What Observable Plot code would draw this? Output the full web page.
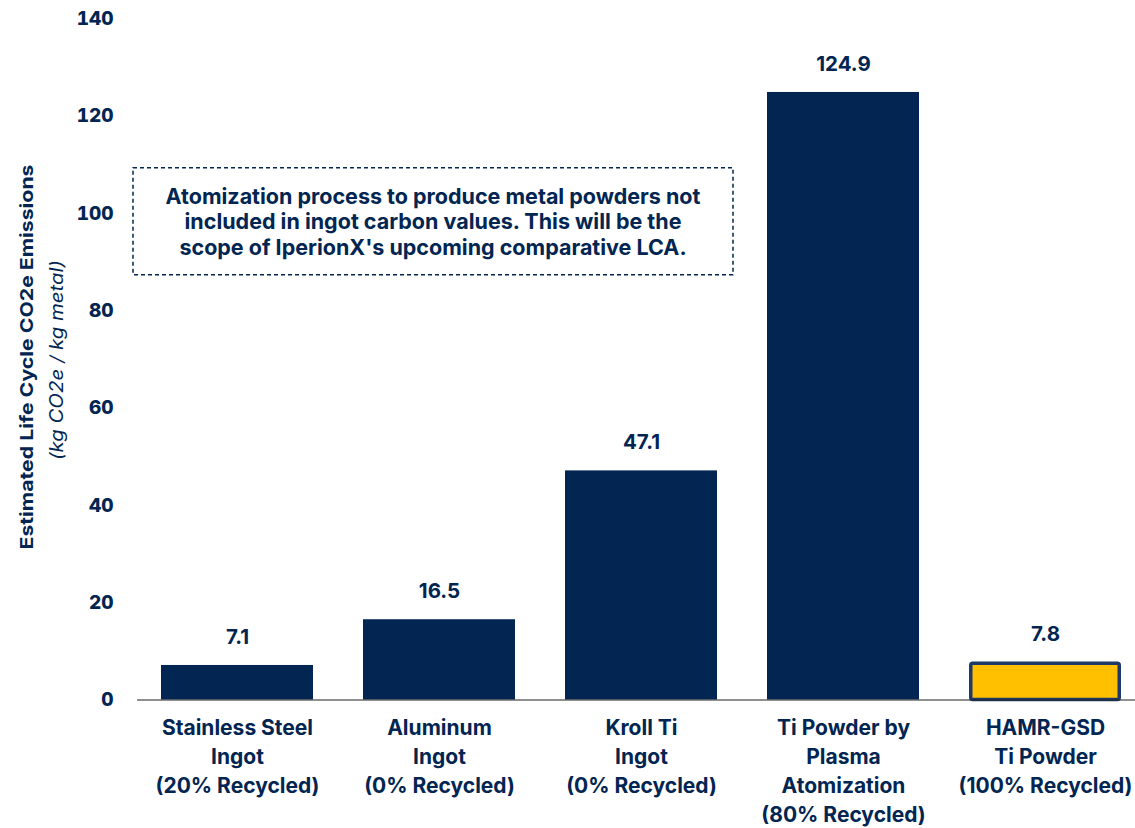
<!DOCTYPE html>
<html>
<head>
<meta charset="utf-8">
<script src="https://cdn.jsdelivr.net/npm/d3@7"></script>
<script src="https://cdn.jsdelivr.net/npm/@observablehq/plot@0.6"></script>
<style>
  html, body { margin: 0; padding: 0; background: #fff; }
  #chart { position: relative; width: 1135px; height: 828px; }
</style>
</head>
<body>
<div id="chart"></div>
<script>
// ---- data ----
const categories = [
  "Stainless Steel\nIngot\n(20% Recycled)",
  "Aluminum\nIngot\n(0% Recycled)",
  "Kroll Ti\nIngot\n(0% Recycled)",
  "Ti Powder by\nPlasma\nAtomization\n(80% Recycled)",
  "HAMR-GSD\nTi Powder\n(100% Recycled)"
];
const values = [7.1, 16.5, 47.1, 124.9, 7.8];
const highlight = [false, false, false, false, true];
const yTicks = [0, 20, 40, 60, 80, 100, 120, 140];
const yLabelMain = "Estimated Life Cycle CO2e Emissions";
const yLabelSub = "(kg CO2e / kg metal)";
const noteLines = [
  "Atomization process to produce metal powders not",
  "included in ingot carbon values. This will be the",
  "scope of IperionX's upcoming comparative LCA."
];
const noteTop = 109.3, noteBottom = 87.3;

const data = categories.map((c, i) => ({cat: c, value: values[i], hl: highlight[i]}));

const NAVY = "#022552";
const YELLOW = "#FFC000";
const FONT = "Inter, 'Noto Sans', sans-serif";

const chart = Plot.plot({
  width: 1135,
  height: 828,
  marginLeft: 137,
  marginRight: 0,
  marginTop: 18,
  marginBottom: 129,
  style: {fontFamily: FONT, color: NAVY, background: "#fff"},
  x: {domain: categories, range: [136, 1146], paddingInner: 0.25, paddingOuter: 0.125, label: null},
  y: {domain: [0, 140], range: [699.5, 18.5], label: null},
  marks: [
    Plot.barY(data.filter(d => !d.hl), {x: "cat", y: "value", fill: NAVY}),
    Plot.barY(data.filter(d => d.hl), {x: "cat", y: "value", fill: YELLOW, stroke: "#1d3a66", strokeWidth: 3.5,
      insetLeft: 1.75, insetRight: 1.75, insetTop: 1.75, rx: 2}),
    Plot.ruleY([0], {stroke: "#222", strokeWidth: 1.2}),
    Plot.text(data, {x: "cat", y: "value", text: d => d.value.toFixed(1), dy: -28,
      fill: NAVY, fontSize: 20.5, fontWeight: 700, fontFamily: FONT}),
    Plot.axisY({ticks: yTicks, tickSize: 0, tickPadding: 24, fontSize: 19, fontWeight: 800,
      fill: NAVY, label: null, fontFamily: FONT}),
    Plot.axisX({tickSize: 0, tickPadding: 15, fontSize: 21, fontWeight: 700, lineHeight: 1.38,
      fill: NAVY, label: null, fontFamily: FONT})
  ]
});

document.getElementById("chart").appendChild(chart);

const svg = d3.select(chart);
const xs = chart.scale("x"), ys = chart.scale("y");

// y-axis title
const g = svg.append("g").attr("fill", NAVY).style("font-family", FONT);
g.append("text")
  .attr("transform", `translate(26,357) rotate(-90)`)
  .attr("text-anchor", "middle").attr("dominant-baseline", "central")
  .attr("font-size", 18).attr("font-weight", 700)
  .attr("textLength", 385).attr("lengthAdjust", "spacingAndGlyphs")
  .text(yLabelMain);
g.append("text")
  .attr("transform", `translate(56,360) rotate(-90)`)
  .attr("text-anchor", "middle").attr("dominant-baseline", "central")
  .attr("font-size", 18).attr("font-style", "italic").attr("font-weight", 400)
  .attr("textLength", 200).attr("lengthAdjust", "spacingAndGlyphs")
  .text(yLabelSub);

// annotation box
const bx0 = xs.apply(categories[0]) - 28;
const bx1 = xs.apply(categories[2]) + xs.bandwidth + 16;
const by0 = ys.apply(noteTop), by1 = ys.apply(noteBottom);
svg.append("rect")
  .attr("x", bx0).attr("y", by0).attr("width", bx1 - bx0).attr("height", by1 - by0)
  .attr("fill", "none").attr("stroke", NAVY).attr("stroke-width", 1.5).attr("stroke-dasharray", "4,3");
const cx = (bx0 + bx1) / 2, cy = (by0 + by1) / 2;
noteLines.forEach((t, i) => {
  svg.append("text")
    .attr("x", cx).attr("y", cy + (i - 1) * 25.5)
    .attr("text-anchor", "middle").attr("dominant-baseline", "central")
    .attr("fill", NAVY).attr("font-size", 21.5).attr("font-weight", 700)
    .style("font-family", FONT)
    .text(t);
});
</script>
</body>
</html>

◆ Requirement: Transcribe the opening line of the listing above, please, and every line after it through the line with "const data = categories.map((c, i)", word for word, without pictures.

◆ Task output:
What Observable Plot code would draw this? Output the full web page.
<!DOCTYPE html>
<html>
<head>
<meta charset="utf-8">
<script src="https://cdn.jsdelivr.net/npm/d3@7"></script>
<script src="https://cdn.jsdelivr.net/npm/@observablehq/plot@0.6"></script>
<style>
  html, body { margin: 0; padding: 0; background: #fff; }
  #chart { position: relative; width: 1135px; height: 828px; }
</style>
</head>
<body>
<div id="chart"></div>
<script>
// ---- data ----
const categories = [
  "Stainless Steel\nIngot\n(20% Recycled)",
  "Aluminum\nIngot\n(0% Recycled)",
  "Kroll Ti\nIngot\n(0% Recycled)",
  "Ti Powder by\nPlasma\nAtomization\n(80% Recycled)",
  "HAMR-GSD\nTi Powder\n(100% Recycled)"
];
const values = [7.1, 16.5, 47.1, 124.9, 7.8];
const highlight = [false, false, false, false, true];
const yTicks = [0, 20, 40, 60, 80, 100, 120, 140];
const yLabelMain = "Estimated Life Cycle CO2e Emissions";
const yLabelSub = "(kg CO2e / kg metal)";
const noteLines = [
  "Atomization process to produce metal powders not",
  "included in ingot carbon values. This will be the",
  "scope of IperionX's upcoming comparative LCA."
];
const noteTop = 109.3, noteBottom = 87.3;

const data = categories.map((c, i) => ({cat: c, value: values[i], hl: highlight[i]}));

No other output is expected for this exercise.